Granted, District 6 always has low turnout – so I focused on just that universe. About 39% of District 6 residents who voted cast a ballot for Debra Walker. While that’s a good start, that only puts her in a slightly better position than Rafael Mandelman. And in the 2006 Supervisor race, Chris Daly finished with over 8,000 votes in District 6.
Walker still did comparatively well in District 6 – coming in third place, like she did citywide. But none of the other DCCC candidates are running for District 6, and had a vested interest in focusing there. She was the top vote-getter in only six of the District’s 59 precincts – four in the Tenderloin, one on Sixth Street and one in SOMA.
In Walker’s best precinct (#3644 in the North Mission – which includes 16th & Valencia), she got about half the people who voted. But that was an aberration for that neighborhood, where progressives always rack up huge margins. Walker actually did better in Tenderloin precincts – 43% – than the North Mission, where she got 40% of the vote overall.
I think the reason, however, has nothing to do with Debra Walker. Prop F was, in general, a bust for progressives. But in one neighborhood where it did well (the Tenderloin), it was a boon – and progressive DCCC candidates like Walker likely benefited from that. This may explain why Walker had a better showing in the Tenderloin than in her own neighborhood – which consistently has a higher PVI score.
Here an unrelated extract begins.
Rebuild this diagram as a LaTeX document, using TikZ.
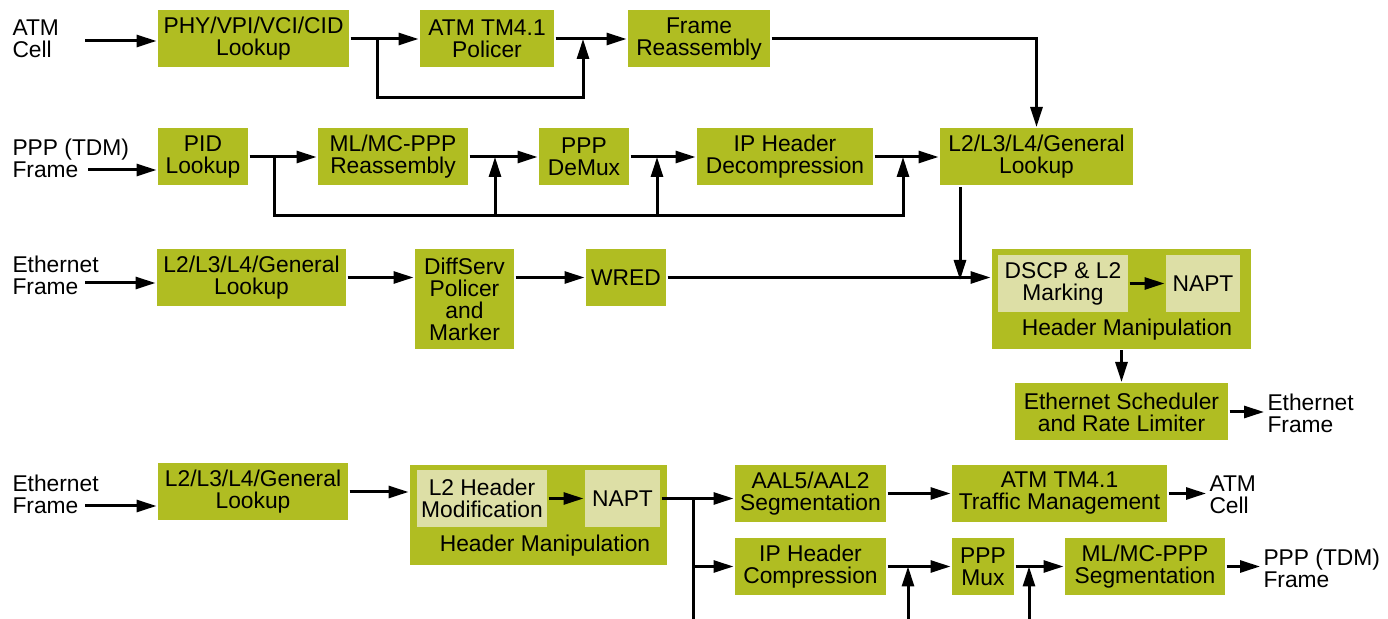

And like one would expect from most progressive candidates, Walker did worse in the moderate parts of District 6 – getting 27% of the vote in South Beach and the Ballpark.
After her strong showing last week, the Chronicle’s Chuck Nevius
speculated that Debra Walker is a stronger progressive candidate than many had thought. Before making those assumptions, however, checking her District 6 numbers are more helpful.
EDITOR’S NOTE: Paul Hogarth is a District 6 resident and voter, and in his private capacity has endorsed progressive Jane Kim for Supervisor. He did not consult her campaign in writing this piece, and the theories and conclusions are strictly his own. He wants to thank Jennifer Longley for helping him to better use Excel to read the election results.